There’s a sadness and heaviness that descends on us today as we lay our palm branches down.
We feel the tears that are reported in Luke’s gospel when Jesus looks over the city wishing for an alternative future.
We also feel the excitement in the community that draws closer around him to hear him teach of an alternative LIFE. IT sounds like a way out of the hopelessness of their economic future. They delight in the way he can twist the challenges that come from the scribes and turn their own words against them, even using a Roman coin with Caesar’s face on it to point out the difference between Caesar’s Kingdom and God’s own.
We even begin to feel HOPE, that the Way Jesus describes CAN work, that we can gain power OVER the powers.
But there’s the sound of Pilate’s cohort marching up on the walls of the garrison. There are the demands of the world waiting right outside the doors of this church.
The sounds of two parades echo in our ears.
They lead us to two different paths, two ways of engaging the world.

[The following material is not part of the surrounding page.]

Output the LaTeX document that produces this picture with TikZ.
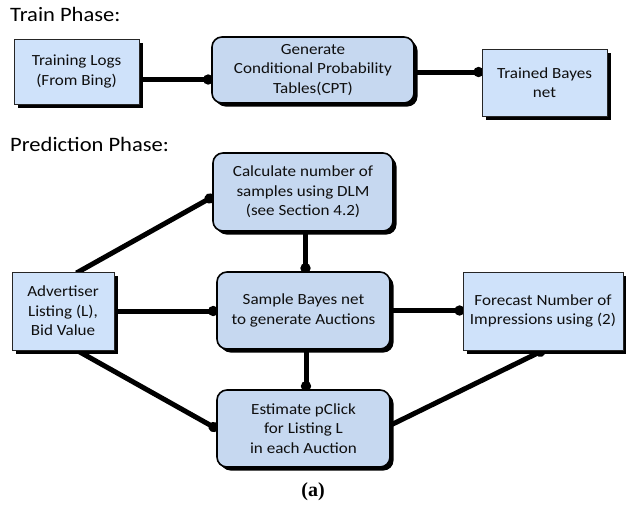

ONE is the way of power and conquest that says ‘might makes right’ and money is power. This way rules OVER people, suppresses dissent, and refuses to hear the cries of the powerless – because it doesn’t have to.
The power of the Empire is greater than the need to listen.
Even life is taken and used for power’s own benefit.
The OTHER WAY, is a way of life that takes on power by refusing to value it.
This way lifts up every life, demanding equality of treatment, of resources for those deemed to be of no value in the Empire.
This way embraces even death, if it should come, knowing that God’s power is greater than death.
In Lent we repent of living in the wrong kingdom and of having pledged allegiance to the wrong Lord. Today, when we hear the sounds of two parades.
WE are confronted with the choice between kingdoms once again.
We can take a palm frond and leave here with the sound of Hosanna in our ears and forget we’ve seen a glimpse of the crucifixion, or,
IN this HOLY WEEK that lies ahead, we can enter life in the shadow of the cross.
We can Walk in Jesus’ parade, accept the weight of our cross, AND bear the opposition and wrath of the powers when we stand up against them. . .
We can lay our palm branches at the foot of HIS cross and take the FREEDOM HE GIVES us - into the world.